Hybrid systems also facilitate energy arbitrage, storing energy when wholesale market prices are low and selling it when prices are high. High production from variable generation can lead to congestion or even overruns of line capacity, while hybrid systems can allow batteries to charge during those busy periods and store it until prices go up again.
"Co-locating should not increase costs and there's a lot of potential to decrease costs" as opposed to independent siting, said Sean Ericson, a PhD candidate in the Joint Institute of Strategic Energy Analysis at NREL. "On the other hand, optimally siting these components should not decrease revenue and could potentially increase revenue."
Even the 2021 LBNL study found that the up-front savings could be as high as $15/MWh, making coupled project development more attractive than independent locations in some cases, although that could change depending on market rules and policy. A major factor is the federal investment tax credit (ITC), the 26% credit for residential, commercial and large-scale utility solar installations that extends to storage only when paired with eligible solar projects.
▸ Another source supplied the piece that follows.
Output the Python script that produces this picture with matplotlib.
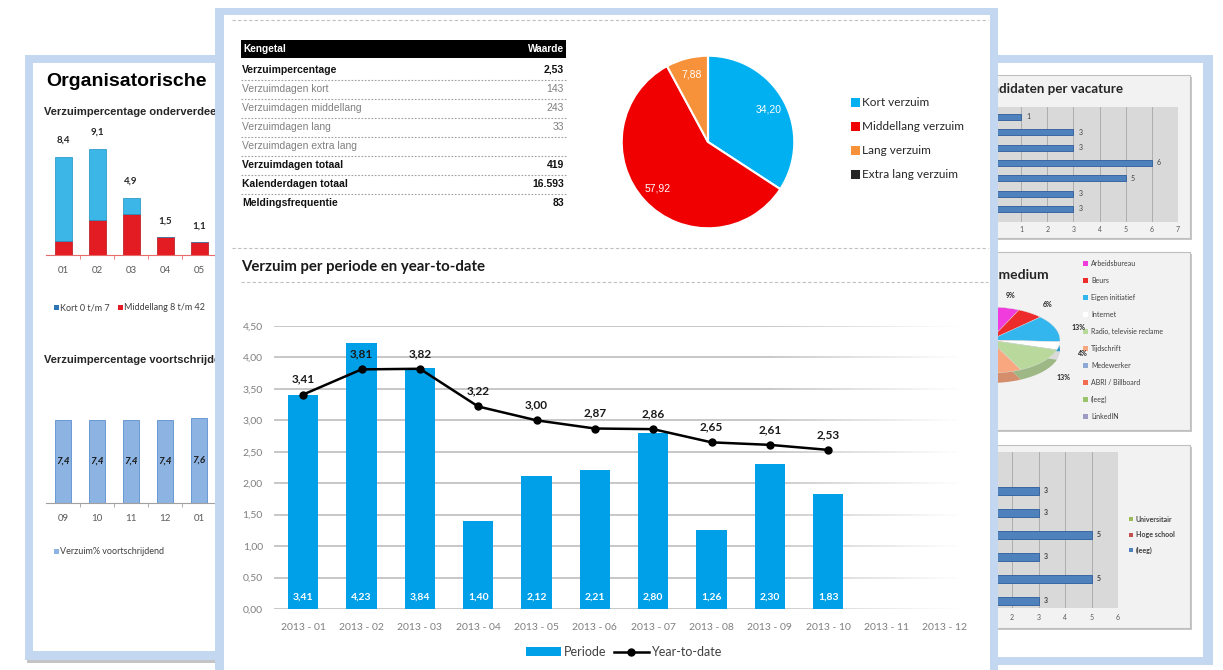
import numpy as np
import matplotlib.pyplot as plt
from matplotlib.patches import Rectangle
from matplotlib.collections import LineCollection
from matplotlib.colors import to_rgb
from matplotlib.ticker import FuncFormatter

W, H = 1223, 670
FA = 'Liberation Sans'
FC = 'Lato'

# ---- data ----
left_cats = ['01', '02', '03', '04', '05']
left_kort = [7.2, 6.1, 1.4, 0.0, 0.0]
left_midden = [1.2, 3.0, 3.5, 1.5, 1.1]
left_totaal = [8.4, 9.1, 4.9, 1.5, 1.1]

roll_cats = ['09', '10', '11', '12', '01']
roll_vals = [7.4, 7.4, 7.4, 7.4, 7.6]

table_rows = ['Verzuimpercentage', 'Verzuimdagen kort', 'Verzuimdagen middellang',
              'Verzuimdagen lang', 'Verzuimdagen extra lang', 'Verzuimdagen totaal',
              'Kalenderdagen totaal', 'Meldingsfrequentie']
table_values = ['2,53', '143', '243', '33', '', '419', '16.593', '83']
table_bold = [True, False, False, False, False, True, True, True]

pie_labels = ['Kort verzuim', 'Middellang verzuim', 'Lang verzuim', 'Extra lang verzuim']
pie_vals = [34.20, 57.92, 7.88, 0.0]
pie_colors = ['#00b0f0', '#f00000', '#f7923a', '#262626']

periods = ['2013 - 01', '2013 - 02', '2013 - 03', '2013 - 04', '2013 - 05', '2013 - 06',
           '2013 - 07', '2013 - 08', '2013 - 09', '2013 - 10', '2013 - 11', '2013 - 12']
periode = [3.41, 4.23, 3.84, 1.40, 2.12, 2.21, 2.80, 1.26, 2.30, 1.83]
ytd = [3.41, 3.81, 3.82, 3.22, 3.00, 2.87, 2.86, 2.65, 2.61, 2.53]

vac_vals = [1, 3, 3, 6, 5, 3, 3]

medium_labels = ['Arbeidsbureau', 'Beurs', 'Eigen initiatief', 'Internet',
                 'Radio, televisie reclame', 'Tijdschrift', 'Medewerker',
                 'ABRI / Billboard', '(leeg)', 'LinkedIN']
medium_vals = [9, 6, 13, 4, 13, 8, 10, 7, 25, 5]
medium_colors = ['#f03cdc', '#ee2b2b', '#33b5ee', '#ffffff', '#b9d99c', '#f9a77f',
                 '#8fa9d6', '#f26d4f', '#9bc36b', '#9d9bc2']

opl_vals = [3, 3, 5, 3, 5, 3]
opl_legend = ['Universitair', 'Hoge school', '(leeg)']
opl_colors = ['#9bbb59', '#c0504d', '#4f81bd']

FRAME = '#c3d7f0'


def fmt(v, d=2):
    return f'{v:.{d}f}'.replace('.', ',')


fig = plt.figure(figsize=(W / 100, H / 100), dpi=100)


def px_axes(x0, y0, x1, y1, z):
    return fig.add_axes([x0 / W, 1 - y1 / H, (x1 - x0) / W, (y1 - y0) / H], zorder=z)


def layer(z):
    ax = px_axes(0, 0, W, H, z)
    ax.set_xlim(0, W)
    ax.set_ylim(H, 0)
    ax.axis('off')
    return ax


def rect(ax, x0, y0, x1, y1, **kw):
    ax.add_patch(Rectangle((x0, y0), x1 - x0, y1 - y0, **kw))


# ---- background: side panels ----
bg = layer(0)
rect(bg, 27, 57, 232, 663, color='#c4c4c4', lw=0)
rect(bg, 25, 55, 232, 660, color=FRAME, lw=0)
rect(bg, 33, 63, 232, 651, color='white', lw=0)
rect(bg, 980, 55, 1213, 665, color=FRAME, lw=0)
rect(bg, 990, 63, 1203, 657, color='white', lw=0)
for (y0, y1) in [(75, 238), (252, 430), (445, 628)]:
    rect(bg, 987, y0 + 2, 1192, y1 + 2, color='#c8c8c8', lw=0)
    rect(bg, 985, y0, 1190, y1, facecolor='#f2f2f2', edgecolor='#bfbfbf', lw=0.8)

bg.text(46, 82, 'Organisatorische', fontsize=14, fontweight='bold', family=FA, va='center')
bg.text(44, 112, 'Verzuimpercentage onderverdeeld', fontsize=8, fontweight='bold', family=FA,
        va='center', color='#262626')
bg.text(44, 360, 'Verzuimpercentage voortschrijdend', fontsize=8, fontweight='bold', family=FA,
        va='center', color='#262626')
rect(bg, 54, 305, 59, 310, color='#2e75b6', lw=0)
bg.text(60, 308, 'Kort 0 t/m 7', fontsize=6.5, family=FC, va='center', color='#404040')
rect(bg, 118, 305, 123, 310, color='#e31b23', lw=0)
bg.text(124, 308, 'Middellang 8 t/m 42', fontsize=6.5, family=FC, va='center', color='#404040')
rect(bg, 54, 549, 59, 554, color='#8db3e2', lw=0)
bg.text(60, 552, 'Verzuim% voortschrijdend', fontsize=6.5, family=FC, va='center', color='#404040')

bg.text(1123, 89, 'Aantal kandidaten per vacature', fontsize=9.6, fontweight='bold', family=FC,
        ha='right', va='center', color='#262626')
bg.text(1050, 275, 'Wervingsmedium', fontsize=10, fontweight='bold', family=FC,
        ha='right', va='center', color='#262626')
for i, (lab, c) in enumerate(zip(medium_labels, medium_colors)):
    y = 263 + 17.1 * i
    rect(bg, 1083, y - 2.5, 1088, y + 2.5, color=c, lw=0)
    bg.text(1091, y, lab, fontsize=5, family=FC, va='center', color='#404040')
for i, (lab, c) in enumerate(zip(opl_legend, opl_colors)):
    y = 519 + 15.5 * i
    rect(bg, 1129, y - 2, 1133, y + 2, color=c, lw=0)
    bg.text(1136, y, lab, fontsize=5, family=FC, va='center', color='#404040', fontweight='bold')

# ---- left chart 1: stacked bars ----
a1 = px_axes(46, 120, 250, 255, 1)
xl = np.arange(len(left_cats))
a1.bar(xl, left_midden, width=0.5, color='#e31b23', edgecolor='#b5121b', lw=0.5)
a1.bar(xl, left_kort, bottom=left_midden, width=0.5, color='#3cb6e6', edgecolor='#1e8fc0', lw=0.5)
for xi, v in zip(xl, left_totaal):
    a1.text(xi, v + 1.0, fmt(v, 1), ha='center', va='bottom', fontsize=7, fontweight='bold',
            family=FC, color='#262626')
a1.set_xlim(-0.5, 5.5)
a1.set_ylim(0, 135 / 11.7)
a1.set_facecolor('none')
for s in ['top', 'right', 'left']:
    a1.spines[s].set_visible(False)
a1.spines['bottom'].set_color('#e86b6b')
a1.set_yticks([])
a1.set_xticks(xl)
a1.set_xticklabels(left_cats, fontsize=7, family=FC, color='#595959')
a1.set_xticks(xl[:-1] + 0.5, minor=True)
a1.tick_params(axis='x', which='major', length=0, pad=8)
a1.tick_params(axis='x', which='minor', length=3, color='#e86b6b')

# ---- left chart 2: rolling ----
a2 = px_axes(46, 400, 250, 503, 1)
xr = np.arange(len(roll_cats))
a2.bar(xr, roll_vals, width=0.45, color='#8db3e2', edgecolor='#5b8fd0', lw=0.6)
for xi, v in zip(xr, roll_vals):
    a2.text(xi, v / 2, fmt(v, 1), ha='center', va='center', fontsize=7, fontweight='bold',
            style='italic', family=FC, color='#1a1a1a')
a2.set_xlim(-0.5, 5.5)
a2.set_ylim(0, 103 / 11.2)
a2.set_facecolor('none')
for s in ['top', 'right', 'left']:
    a2.spines[s].set_visible(False)
a2.spines['bottom'].set_color('#a0a0a0')
a2.set_yticks([])
a2.set_xticks(xr)
a2.set_xticklabels(roll_cats, fontsize=7, family=FC, color='#595959')
a2.set_xticks(xr[:-1] + 0.5, minor=True)
a2.tick_params(axis='x', which='major', length=0, pad=8)
a2.tick_params(axis='x', which='minor', length=3, color='#a0a0a0')

# ---- right chart 1: kandidaten per vacature ----
r1 = px_axes(995, 107, 1178, 222, 1)
yv = np.arange(len(vac_vals))
r1.barh(yv, vac_vals, height=0.4, color='#4f81bd', edgecolor='#2c5d9a', lw=0.6, zorder=3)
for yi, v in zip(yv, vac_vals):
    r1.text(v + 0.2, yi, str(v), fontsize=5, family=FC, va='center', color='#404040')
r1.set_xlim(0, 7)
r1.set_ylim(6.85, -0.65)
r1.set_facecolor('#d9d9d9')
r1.set_xticks(range(1, 8))
r1.set_xticklabels([str(i) for i in range(1, 8)], fontsize=5, family=FC, color='#595959')
r1.set_yticks([])
r1.grid(axis='x', color='#a6a6a6', lw=0.6, zorder=0)
r1.tick_params(length=0, pad=3)
for s in r1.spines.values():
    s.set_visible(False)

# ---- right chart 2: wervingsmedium pie (tilted) ----
r2 = px_axes(920, 307, 1060, 383, 1)
dark = [tuple(np.array(to_rgb(c)) * 0.85) for c in medium_colors]
r2.pie(medium_vals, colors=dark, startangle=98, counterclock=False, center=(0, -0.3),
       wedgeprops=dict(lw=0))
wedges, _ = r2.pie(medium_vals, colors=medium_colors, startangle=98, counterclock=False,
                   wedgeprops=dict(lw=0.3, edgecolor='#e0e0e0'))
for w, v in zip(wedges[:5], medium_vals[:5]):
    ang = np.deg2rad((w.theta1 + w.theta2) / 2)
    r2.text(1.22 * np.cos(ang) + 0.12, 1.5 * np.sin(ang) - 0.15, f'{v}%', fontsize=5,
            fontweight='bold', family=FC, ha='center', va='center', color='#262626')
r2.set_aspect('auto')
r2.set_xlim(-1, 1)
r2.set_ylim(-1.3, 1)
r2.axis('off')

# ---- right chart 3: opleiding ----
r3 = px_axes(959, 452, 1118, 608, 1)
yo = np.arange(len(opl_vals))
r3.barh(yo, opl_vals, height=0.33, color='#4f81bd', edgecolor='#2c5d9a', lw=0.6, zorder=3)
for yi, v in zip(yo, opl_vals):
    r3.text(v + 0.2, yi, str(v), fontsize=5, family=FC, va='center', color='#404040',
            fontweight='bold')
r3.set_xlim(0, 6)
r3.set_ylim(5.32, -1.77)
r3.set_facecolor('#d9d9d9')
r3.set_xticks(range(1, 7))
r3.set_xticklabels([str(i) for i in range(1, 7)], fontsize=5, family=FC, color='#595959')
r3.set_yticks([])
r3.grid(axis='x', color='#a6a6a6', lw=0.6, zorder=0)
r3.tick_params(length=0, pad=4)
for s in r3.spines.values():
    s.set_visible(False)

# ---- main panel ----
mp = layer(5)
rect(mp, 215, 8, 998, 680, color=FRAME, lw=0)
rect(mp, 224, 15, 990, 680, color='white', lw=0)
for y, x0 in [(20, 232), (248, 232), (282, 241)]:
    mp.plot([x0, 988], [y, y], color='#c0c0c0', lw=0.8, ls=(0, (3, 2)))

# table
rect(mp, 241, 40, 566, 58, color='black', lw=0)
mp.text(243, 49.5, 'Kengetal', color='white', fontsize=7.3, fontweight='bold', family=FA, va='center')
mp.text(564, 49.5, 'Waarde', color='white', fontsize=7.3, fontweight='bold', family=FA,
        va='center', ha='right')
for i, (lab, val, b) in enumerate(zip(table_rows, table_values, table_bold)):
    y = 70 + 19 * i
    col = '#111111' if b else '#808080'
    fw = 'bold' if b else 'normal'
    mp.text(242, y, lab, color=col, fontsize=7.5, fontweight=fw, family=FA, va='center')
    mp.text(564, y, val, color=col, fontsize=7.5, fontweight=fw, family=FA, va='center', ha='right')
    if i < len(table_rows) - 1:
        mp.plot([241, 566], [y + 9.5, y + 9.5], color='#a0a0a0', lw=0.8, ls=(0, (1.5, 1.5)))

# pie legend
for i, (lab, c) in enumerate(zip(pie_labels, pie_colors)):
    y = 102 + 24 * i
    rect(mp, 851, y - 4.5, 860, y + 4.5, color=c, lw=0)
    mp.text(862, y, lab, fontsize=8.5, family=FC, va='center', color='#262626')

mp.text(241, 267, 'Verzuim per periode en year-to-date', fontsize=10.8, fontweight='bold',
        family=FC, va='center', color='#1a1a1a')

# pie
pa = px_axes(620, 54, 796, 230, 6)
pw, _ = pa.pie(pie_vals, colors=pie_colors, startangle=90, counterclock=False,
               wedgeprops=dict(edgecolor='white', lw=1.5))
for w, v in zip(pw[:3], pie_vals[:3]):
    ang = np.deg2rad((w.theta1 + w.theta2) / 2)
    if v > 10:
        px, py = 0.8 * np.cos(ang), 0.8 * np.sin(ang)
    else:
        px, py = 0.78 * np.cos(ang), 0.78
    pa.text(px, py, fmt(v), color='white', fontsize=7.5, family=FA, ha='center', va='center')
pa.set_xlim(-1.02, 1.02)
pa.set_ylim(-1.02, 1.02)

# main bar + line chart
ax = px_axes(274, 326, 974, 609, 6)
x = np.arange(len(periods))
bars = ax.bar(x[:len(periode)], periode, width=0.52, color='#00a0e9', label='Periode', zorder=3)
for xi, v in zip(x, periode):
    ax.text(xi, 0.19, fmt(v), color='white', fontsize=7.5, fontweight='bold', family=FC,
            ha='center', va='center', zorder=4)
line, = ax.plot(x[:len(ytd)], ytd, color='black', lw=1.8, marker='o', ms=5, label='Year-to-date',
                zorder=5)
for xi, v in zip(x, ytd):
    ax.annotate(fmt(v), (xi, v), xytext=(0, 11), textcoords='offset points', ha='center',
                va='center', fontsize=8.5, fontweight='bold', family=FC, color='#1a1a1a', zorder=6)

# fading gridlines
xs = np.linspace(-0.5, 11.5, 81)
segs, cols = [], []
for g in np.arange(0, 4.51, 0.5):
    for a, b in zip(xs[:-1], xs[1:]):
        t = ((a + b) / 2 + 0.5) / 12
        alpha = 1.0 if t < 0.7 else max(0.0, 1 - (t - 0.7) / 0.28)
        segs.append([(a, g), (b, g)])
        cols.append((0.72, 0.72, 0.72, alpha))
ax.add_collection(LineCollection(segs, colors=cols, lw=1.1, zorder=1))

ax.set_xlim(-0.5, 11.5)
ax.set_ylim(0, 4.5)
ax.set_yticks(np.arange(0, 4.51, 0.5))
ax.yaxis.set_major_formatter(FuncFormatter(lambda v, p: fmt(v)))
ax.set_xticks(x)
ax.set_xticklabels(periods)
for s in ax.spines.values():
    s.set_visible(False)
ax.tick_params(length=0, labelsize=7.5, labelcolor='#7f7f7f')
ax.tick_params(axis='x', pad=10)
ax.tick_params(axis='y', pad=8)
for t in ax.get_xticklabels() + ax.get_yticklabels():
    t.set_family(FC)
ax.set_facecolor('none')
leg = ax.legend([bars, line], ['Periode', 'Year-to-date'], loc='center',
                bbox_to_anchor=(0.5, -(652 - 609) / 283), ncol=2, frameon=False,
                prop=dict(family=FC, size=9), handlelength=2.8, handleheight=0.7,
                columnspacing=0.6, handletextpad=0.2)
for t in leg.get_texts():
    t.set_color('#404040')

fig.savefig('out.png', dpi=100)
Standalone storage, on the other hand, doesn't qualify.
"I don't think it's necessarily news to regulators that there's this incentive that is contributing to development based on a strategy that may be less valuable," said Gorman. "It's probably the case that people could have developed an independent battery unit, but the ITC led them to co-locate it."
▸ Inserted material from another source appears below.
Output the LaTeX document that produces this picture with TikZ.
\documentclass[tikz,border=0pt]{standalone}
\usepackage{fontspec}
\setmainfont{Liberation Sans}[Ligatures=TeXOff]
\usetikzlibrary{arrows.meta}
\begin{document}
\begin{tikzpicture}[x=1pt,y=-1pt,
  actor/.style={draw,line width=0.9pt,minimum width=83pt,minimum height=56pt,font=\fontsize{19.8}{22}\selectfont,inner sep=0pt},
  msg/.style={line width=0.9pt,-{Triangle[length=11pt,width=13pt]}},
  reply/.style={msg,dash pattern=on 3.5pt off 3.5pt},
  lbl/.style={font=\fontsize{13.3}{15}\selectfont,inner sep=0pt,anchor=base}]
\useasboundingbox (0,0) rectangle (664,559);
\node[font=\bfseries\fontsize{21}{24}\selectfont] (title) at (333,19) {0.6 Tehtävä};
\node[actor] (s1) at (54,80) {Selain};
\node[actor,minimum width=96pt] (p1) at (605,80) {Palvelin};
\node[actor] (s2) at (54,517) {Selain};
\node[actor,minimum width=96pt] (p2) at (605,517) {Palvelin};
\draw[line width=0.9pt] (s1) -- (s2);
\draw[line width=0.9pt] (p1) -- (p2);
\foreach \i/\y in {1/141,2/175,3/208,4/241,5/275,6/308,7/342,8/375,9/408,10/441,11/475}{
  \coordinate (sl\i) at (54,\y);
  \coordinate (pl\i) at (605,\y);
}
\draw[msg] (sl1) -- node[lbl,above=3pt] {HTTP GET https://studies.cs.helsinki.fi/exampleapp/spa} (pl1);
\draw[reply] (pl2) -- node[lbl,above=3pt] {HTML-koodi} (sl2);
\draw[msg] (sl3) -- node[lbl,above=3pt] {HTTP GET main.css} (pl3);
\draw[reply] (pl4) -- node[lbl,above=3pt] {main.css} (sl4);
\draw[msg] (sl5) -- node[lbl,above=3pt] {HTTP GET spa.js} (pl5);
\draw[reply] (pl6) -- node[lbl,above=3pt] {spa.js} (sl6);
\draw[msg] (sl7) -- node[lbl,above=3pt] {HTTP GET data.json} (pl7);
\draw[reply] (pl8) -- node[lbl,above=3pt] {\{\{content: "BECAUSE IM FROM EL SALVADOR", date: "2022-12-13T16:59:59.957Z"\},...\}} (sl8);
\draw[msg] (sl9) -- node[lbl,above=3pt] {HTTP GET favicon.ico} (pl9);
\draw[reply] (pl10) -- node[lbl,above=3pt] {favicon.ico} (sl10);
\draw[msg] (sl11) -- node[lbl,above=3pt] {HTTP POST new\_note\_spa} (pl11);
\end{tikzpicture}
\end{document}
In both the American Jobs Act infrastructure plan and his fiscal year 2022 budget, the Biden administration proposed extending the ITC for a decade (it is currently set to phase down in two years) and expanding it for standalone storage. The expanded ITC was also passed by the Senate Finance Committee in a clean energy tax package in May and has been introduced as a bicameral bill.
Advocates say the tax incentive could be a massive boost for the storage industry and help bring down costs in the way it had for solar panels. A June 2021 Wood Mackenzie analysis found that an ITC passed this year would boost its five-year market outlook by 20-25%, with the front-of-the-meter segment seeing an extra 6 GW of capacity over five years.
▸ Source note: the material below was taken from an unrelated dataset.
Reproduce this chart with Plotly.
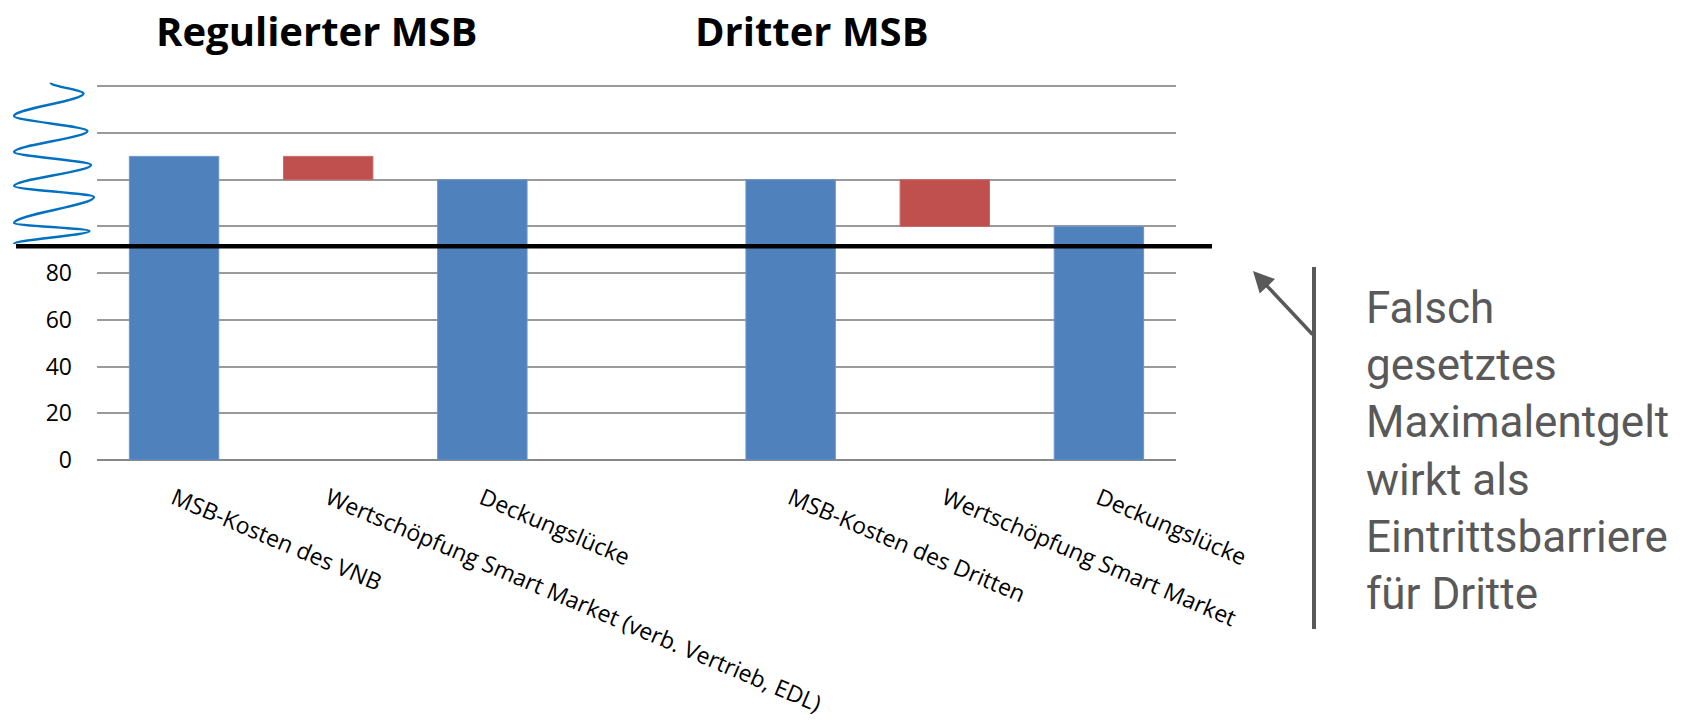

"If we are able to enact a standalone storage ITC, I'm sure you'll see more standalone storage at key locations on the grid. To what extent you'd see less combined solar and storage, that's an open question," said Sean Gallagher, vice president of state and regulatory affairs of the Solar Energy Industries Association (SEIA). "Our industry can adapt and our members can build storage however it's most valuable to the market."
Location, Location, Location
The LBNL study found that the value of separating batteries from generation varied across the country, depending in large part on geography. New York's Long Island, for example, had the highest value difference for coupling batteries ($30-$50/MWh less than independent siting between 2012 and 2015), owing to its dense population and congested transmission system. The best markets for hybrids, meanwhile, were in Texas and western states.
That's borne out in the installations. The California ISO and the Southwest Power Pool have the highest share of proposed batteries in hybrid systems, according to the study, while New York ISO (NYISO) had just 2% of projects in the interconnection queue as hybrids.
David Sandbank, vice president for distributed energy research technology at the New York State Energy Research and Development Authority (NYSERDA), said NYISO does not currently have a way to evaluate hybrid projects. But even as the grid operator goes through a policy change around storage, the unique geography of the state doesn't lend itself to hybrids.
Most of the wind and solar opportunities are located upstate, while the highest demand is concentrated downstate around New York City. A clogged distribution network makes it even tougher to meet the high urban demand. With offshore wind generation coming online, Sandbank said the area lends itself to a "self-sustaining" market for bulk storage near the demand centers.
"I'm a big fan of putting the storage where it's needed the most, not just where the ITC encourages it," Sandbank said. "If we get any type of standalone ITC, [New York] probably has a market that doesn't need any other sort of incentives."
"I can't see a world where companies would want to pay full price for batteries without a change to the ITC."
Mike Kruger
President, Colorado State and Storage Association
Amid the ITC debate, states are crafting their own rules that encourage more storage of all kinds. Connecticut is poised to become the eighth state to set an energy storage goal after passage of a bill that also instructs the state Public Utilities Regulatory Authority to work on incentives and other policies to encourage storage in any form. In May, the Colorado Public Utilities Commission revised interconnection rules that will streamline permitting and allow for more flexibility in solar-plus-storage projects and creates a pilot program to offer incentives for more storage development.
State legislators also approved a bill establishing an independent Colorado electric transmission authority that could operate transmission and storage facilities to help state utilities physically participate in regional markets. Mike Kruger, president of the Colorado Solar and Storage Association, told Utility Dive the state was going from "zero to hero" on storage. But, he added, he expects to see most of the development focus on hybrid projects since the state also needs to expand its solar generation at the same time.
"I can't see a world where companies would want to pay full price for batteries without a change to the ITC," Kruger said. "Maybe with the wildfires and drought you could see some standalone projects for resiliency, but that would be relatively small."
Ultimately, SEIA's Gallagher said, policymakers will have to respond to the changing needs of the storage industry. "We'll see applications of all types of storage if and when the costs align," he said. "And the more storage there is, the more penetration of renewables we'll see."
CORRECTION: A previous version of this article misidentified the SEIA representative. Those comments were from Sean Gallagher, vice president of state and regulatory affairs.